Si les étudiants qui s’étaient massés, criant à tue-tête son nom, sont de Pastef, comme semblent le dire ses détracteurs, il peut se targuer d’avoir une bonne représentativité à l’Ucad. Ce qui est d’une grande importance pour une jeune formation politique qui n’a, à son actif, que des législatives et une présidentielle.
Si ces étudiants qui ne seraient d’aucune chapelle sont spontanément sortis pour acclamer un leader politique accusé gravement de viols et menaces de mort, c’est un signe symbolique à décrypter. Si on ne peut pas qualifier ces jeunes de naïfs, leurs actes peuvent être analysés comme un rejet d’une politique, d’une manière de gérer la cité dénoncée ailleurs. L’université a été toujours un espace de contestations souvent violentes.
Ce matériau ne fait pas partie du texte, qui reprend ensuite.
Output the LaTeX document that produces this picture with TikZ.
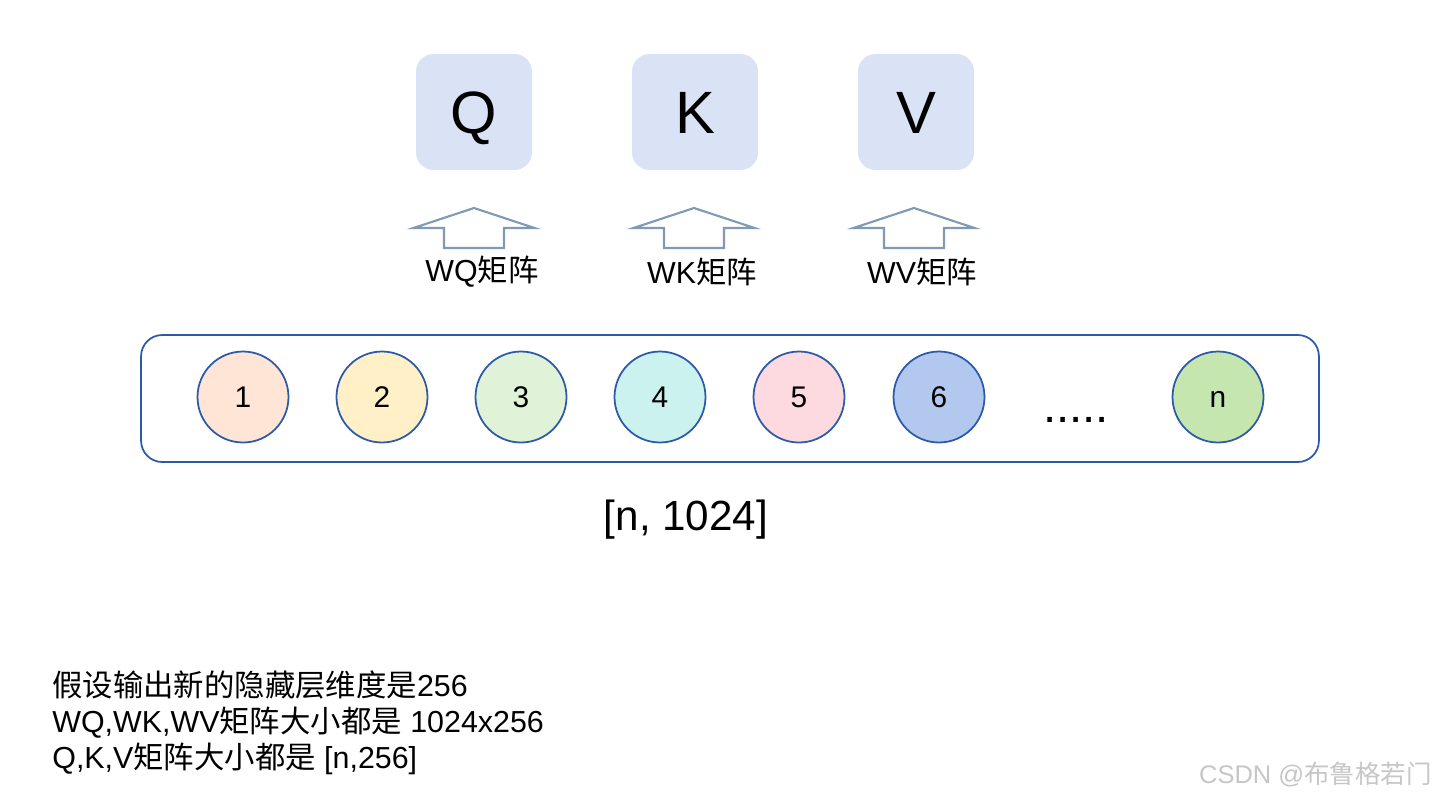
\documentclass[tikz,border=0pt]{standalone}
\usepackage{fontspec}
\setmainfont{Liberation Sans}
\newfontfamily\cjk{Noto Sans CJK SC}

\definecolor{qkvfill}{HTML}{DAE3F5}
\definecolor{tokenline}{HTML}{2C5AA8}
\definecolor{arrowline}{HTML}{8099B5}
\definecolor{tokA}{HTML}{FEE5D6}
\definecolor{tokB}{HTML}{FFF0C8}
\definecolor{tokC}{HTML}{E0F2D8}
\definecolor{tokD}{HTML}{CCF2F0}
\definecolor{tokE}{HTML}{FDDAE0}
\definecolor{tokF}{HTML}{B3C8EE}
\definecolor{tokN}{HTML}{C5E6AF}

\tikzset{
  qkvbox/.style={fill=qkvfill, rounded corners=10pt, minimum height=2.32cm,
    text height=24.3pt, text depth=0pt, font=\fontsize{34}{40}\selectfont},
  token/.style={circle, draw=tokenline, line width=1pt, minimum size=1.82cm,
    inner sep=0pt, text height=12.2pt, text depth=0pt,
    font=\fontsize{17}{20}\selectfont},
  uparrow/.style={draw=arrowline, line width=1.2pt, fill=white},
  lbl/.style={font=\fontsize{17.3}{20}\selectfont},
}

\begin{document}
\begin{tikzpicture}[x=0.02cm, y=-0.02cm]
\useasboundingbox (0,0) rectangle (1436,798);

% Q, K, V results
\node[qkvbox, minimum width=2.32cm] (q) at (474,112) {Q};
\node[qkvbox, minimum width=2.52cm] (k) at (695,112) {K};
\node[qkvbox, minimum width=2.32cm] (v) at (916,112) {V};

% weight matrices
\foreach \x/\m in {474/Q, 694/K, 914/V}{
  \draw[uparrow] (\x,208) -- ++(60.5,20) -- ++(-30.5,0) -- ++(0,20)
    -- ++(-60,0) -- ++(0,-20) -- ++(-30.5,0) -- cycle;
  \node[lbl] (w\m) at (\x+8,272) {W\m{\cjk 矩阵}};
}

% input sequence
\node[draw=tokenline, line width=1pt, rounded corners=12pt,
  minimum width=23.56cm, minimum height=2.54cm] (seq) at (730,398.5) {};
\foreach \i/\x/\c in {1/243/tokA, 2/382/tokB, 3/521/tokC, 4/660/tokD,
  5/799/tokE, 6/939/tokF, n/1218/tokN}
  \node[token, fill=\c] (t\i) at (\x,397) {\i};
\node[font=\fontsize{27}{30}\selectfont] (dots) at (1076,420) {.....};

\node[font=\fontsize{24}{28}\selectfont] (shape) at (686,520) {[n, 1024]};

% notes
\node[lbl, anchor=base west, inner sep=0pt] (note1) at (52,696)
  {{\cjk 假设输出新的隐藏层维度是}256};
\node[lbl, anchor=base west, inner sep=0pt] (note2) at (52,732)
  {WQ,WK,WV{\cjk 矩阵大小都是} 1024x256};
\node[lbl, anchor=base west, inner sep=0pt] (note3) at (52,768)
  {Q,K,V{\cjk 矩阵大小都是} [n,256]};

\node[font=\fontsize{14.5}{17}\selectfont, text=gray!45, anchor=base east,
  inner sep=0pt] (mark) at (1432,783) {CSDN @{\cjk 布鲁格若门}};
\end{tikzpicture}
\end{document}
Sonko y va, sans nul doute, pour avoir le soutien de cette “immense force inemployée”, pour reprendre le mot de François Mauriac. A la guerre comme à la guerre. Les étudiants du pouvoir, apparemment pris au dépourvu, menacent et comptent “faire face” la prochaine fois. Le coup est déjà parti ? Sur les traces du serpent. Le Gouverneur de Dakar lui aussi veut la paix. Il prépare sérieusement la guerre. En interdisant, pour un mois, la vente de carburant“ en détails”, il veut parer à toutes les éventualités susceptibles de “mettre du feu”.
Ne soyons pas surpris si on déclenche dans les prochaines heures une opération “ramassage de pneus d’occasion ou abîmés”. On assiste déjà à une opération de “traque aux brûleurs” ou futurs leaders de manifestations. Se prépare-t-on à une arrestation de Ousmane Sonko après la levée de son immunité parlementaire ? Tout porte à le croire. Le cas échéant, l’État veut être prêt pour une confrontation avec les soutiens de Sonko qui ne sont pas négligeables.
Des pas de géants vers une escalade de tous les dangers. Un combat à mort qui risque d’avoir des dégâts collatéraux énormes. Le pouvoir si géant, si puissant, peut bien gagner devant Sonko. Mais il pourrait y laisser des ailes. Il pourrait être affaibli par un combat à plusieurs incertitudes dans un contexte de crises multiformes. Une certitude: le pays en perd. En énergie et en temps.